> Work to complete: Include the line containing "var W = 810, H = 581;" and all lines before it, repeated exactly from the listing below, without pictures.

> Raw data:
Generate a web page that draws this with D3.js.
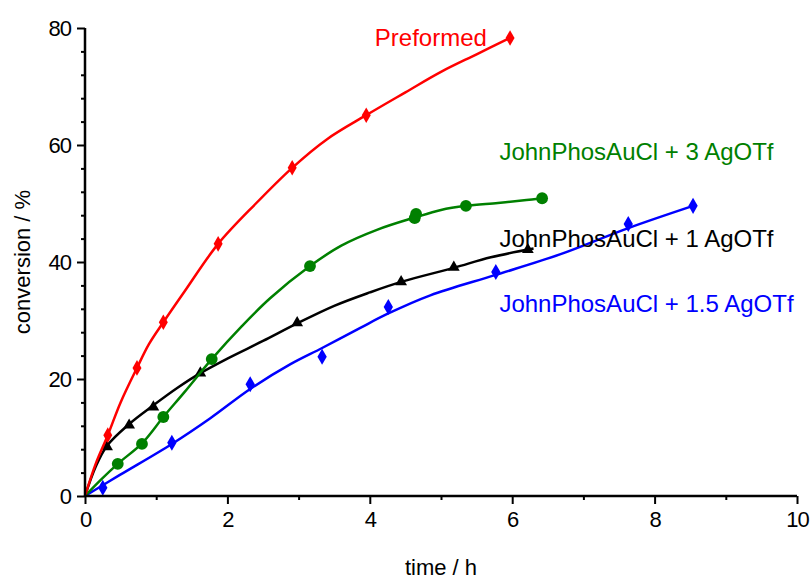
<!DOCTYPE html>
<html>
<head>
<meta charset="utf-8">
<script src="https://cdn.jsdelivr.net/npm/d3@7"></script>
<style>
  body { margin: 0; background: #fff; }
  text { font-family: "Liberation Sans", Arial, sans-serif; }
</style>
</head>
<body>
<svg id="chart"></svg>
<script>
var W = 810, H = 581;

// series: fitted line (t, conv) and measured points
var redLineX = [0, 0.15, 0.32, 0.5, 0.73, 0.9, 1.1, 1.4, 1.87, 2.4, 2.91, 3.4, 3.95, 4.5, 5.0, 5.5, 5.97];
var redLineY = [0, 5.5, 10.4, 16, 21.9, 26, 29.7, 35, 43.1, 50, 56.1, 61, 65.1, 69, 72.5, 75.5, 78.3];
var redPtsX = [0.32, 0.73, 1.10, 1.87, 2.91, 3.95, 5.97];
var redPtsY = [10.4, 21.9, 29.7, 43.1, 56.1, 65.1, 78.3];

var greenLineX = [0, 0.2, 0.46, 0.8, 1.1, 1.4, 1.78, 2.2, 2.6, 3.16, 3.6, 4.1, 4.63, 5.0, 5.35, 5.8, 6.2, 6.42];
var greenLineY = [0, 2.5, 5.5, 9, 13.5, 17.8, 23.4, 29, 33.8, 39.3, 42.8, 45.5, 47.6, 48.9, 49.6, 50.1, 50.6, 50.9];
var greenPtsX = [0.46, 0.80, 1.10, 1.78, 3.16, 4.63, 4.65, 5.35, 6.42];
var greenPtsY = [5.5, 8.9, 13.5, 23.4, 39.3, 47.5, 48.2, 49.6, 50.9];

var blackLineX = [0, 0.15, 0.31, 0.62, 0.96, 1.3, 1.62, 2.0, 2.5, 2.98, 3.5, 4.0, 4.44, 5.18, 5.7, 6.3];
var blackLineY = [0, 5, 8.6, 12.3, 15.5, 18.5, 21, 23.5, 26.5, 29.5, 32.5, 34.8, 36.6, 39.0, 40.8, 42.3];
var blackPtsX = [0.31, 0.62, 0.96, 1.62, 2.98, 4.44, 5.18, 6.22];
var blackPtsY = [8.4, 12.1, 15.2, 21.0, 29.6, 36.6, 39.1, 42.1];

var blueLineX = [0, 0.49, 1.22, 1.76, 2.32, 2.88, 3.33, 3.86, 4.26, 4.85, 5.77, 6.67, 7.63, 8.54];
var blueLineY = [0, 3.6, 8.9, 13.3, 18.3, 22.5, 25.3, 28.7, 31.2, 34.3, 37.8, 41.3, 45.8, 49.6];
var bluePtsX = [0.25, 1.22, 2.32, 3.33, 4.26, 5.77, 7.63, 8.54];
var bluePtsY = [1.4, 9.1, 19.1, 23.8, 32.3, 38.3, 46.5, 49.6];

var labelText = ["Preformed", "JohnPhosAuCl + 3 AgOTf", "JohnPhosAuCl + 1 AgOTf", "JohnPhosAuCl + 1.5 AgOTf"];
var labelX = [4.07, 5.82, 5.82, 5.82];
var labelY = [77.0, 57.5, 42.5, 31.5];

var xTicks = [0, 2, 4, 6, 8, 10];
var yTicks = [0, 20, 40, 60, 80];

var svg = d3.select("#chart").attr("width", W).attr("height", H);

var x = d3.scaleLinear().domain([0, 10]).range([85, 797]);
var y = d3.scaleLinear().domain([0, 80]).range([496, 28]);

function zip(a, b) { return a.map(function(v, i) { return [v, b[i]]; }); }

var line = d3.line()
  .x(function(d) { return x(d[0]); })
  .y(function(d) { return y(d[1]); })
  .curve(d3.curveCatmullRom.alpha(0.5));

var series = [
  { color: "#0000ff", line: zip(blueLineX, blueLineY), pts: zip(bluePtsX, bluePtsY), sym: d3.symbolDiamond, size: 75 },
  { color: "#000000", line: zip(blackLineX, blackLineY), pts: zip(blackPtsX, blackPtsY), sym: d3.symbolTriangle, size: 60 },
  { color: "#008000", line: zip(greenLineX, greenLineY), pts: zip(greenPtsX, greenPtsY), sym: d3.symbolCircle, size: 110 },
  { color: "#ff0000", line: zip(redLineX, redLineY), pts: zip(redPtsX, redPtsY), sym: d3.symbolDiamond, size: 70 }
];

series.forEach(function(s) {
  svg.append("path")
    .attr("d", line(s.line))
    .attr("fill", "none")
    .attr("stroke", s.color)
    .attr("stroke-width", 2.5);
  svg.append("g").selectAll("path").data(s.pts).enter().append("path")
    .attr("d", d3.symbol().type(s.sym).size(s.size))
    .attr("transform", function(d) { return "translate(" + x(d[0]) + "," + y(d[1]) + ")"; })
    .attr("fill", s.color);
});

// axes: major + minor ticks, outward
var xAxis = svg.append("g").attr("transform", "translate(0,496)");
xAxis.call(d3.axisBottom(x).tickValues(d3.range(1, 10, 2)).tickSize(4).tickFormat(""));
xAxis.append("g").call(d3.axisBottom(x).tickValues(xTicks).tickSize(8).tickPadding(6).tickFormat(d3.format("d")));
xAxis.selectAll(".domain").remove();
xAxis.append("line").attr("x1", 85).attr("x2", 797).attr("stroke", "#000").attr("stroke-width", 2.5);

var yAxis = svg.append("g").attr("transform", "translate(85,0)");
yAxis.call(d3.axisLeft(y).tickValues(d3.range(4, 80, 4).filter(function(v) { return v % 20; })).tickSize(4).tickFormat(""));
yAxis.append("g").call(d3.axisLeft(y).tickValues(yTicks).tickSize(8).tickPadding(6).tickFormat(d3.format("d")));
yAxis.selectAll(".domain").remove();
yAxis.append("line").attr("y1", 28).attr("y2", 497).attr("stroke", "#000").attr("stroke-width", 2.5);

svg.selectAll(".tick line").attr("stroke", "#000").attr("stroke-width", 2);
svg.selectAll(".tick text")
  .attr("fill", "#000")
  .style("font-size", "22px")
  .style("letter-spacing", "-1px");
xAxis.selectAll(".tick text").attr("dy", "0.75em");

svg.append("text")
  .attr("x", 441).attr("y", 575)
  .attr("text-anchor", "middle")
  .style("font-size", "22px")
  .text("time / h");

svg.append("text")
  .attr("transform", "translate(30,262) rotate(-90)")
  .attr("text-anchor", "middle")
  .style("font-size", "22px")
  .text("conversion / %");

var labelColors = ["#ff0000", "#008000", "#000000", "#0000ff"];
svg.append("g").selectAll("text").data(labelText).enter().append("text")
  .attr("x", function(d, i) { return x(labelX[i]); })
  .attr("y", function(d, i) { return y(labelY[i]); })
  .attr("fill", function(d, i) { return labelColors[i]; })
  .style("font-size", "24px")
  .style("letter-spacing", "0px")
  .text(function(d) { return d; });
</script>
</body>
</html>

> Correct result:
Generate a web page that draws this with D3.js.
<!DOCTYPE html>
<html>
<head>
<meta charset="utf-8">
<script src="https://cdn.jsdelivr.net/npm/d3@7"></script>
<style>
  body { margin: 0; background: #fff; }
  text { font-family: "Liberation Sans", Arial, sans-serif; }
</style>
</head>
<body>
<svg id="chart"></svg>
<script>
var W = 810, H = 581;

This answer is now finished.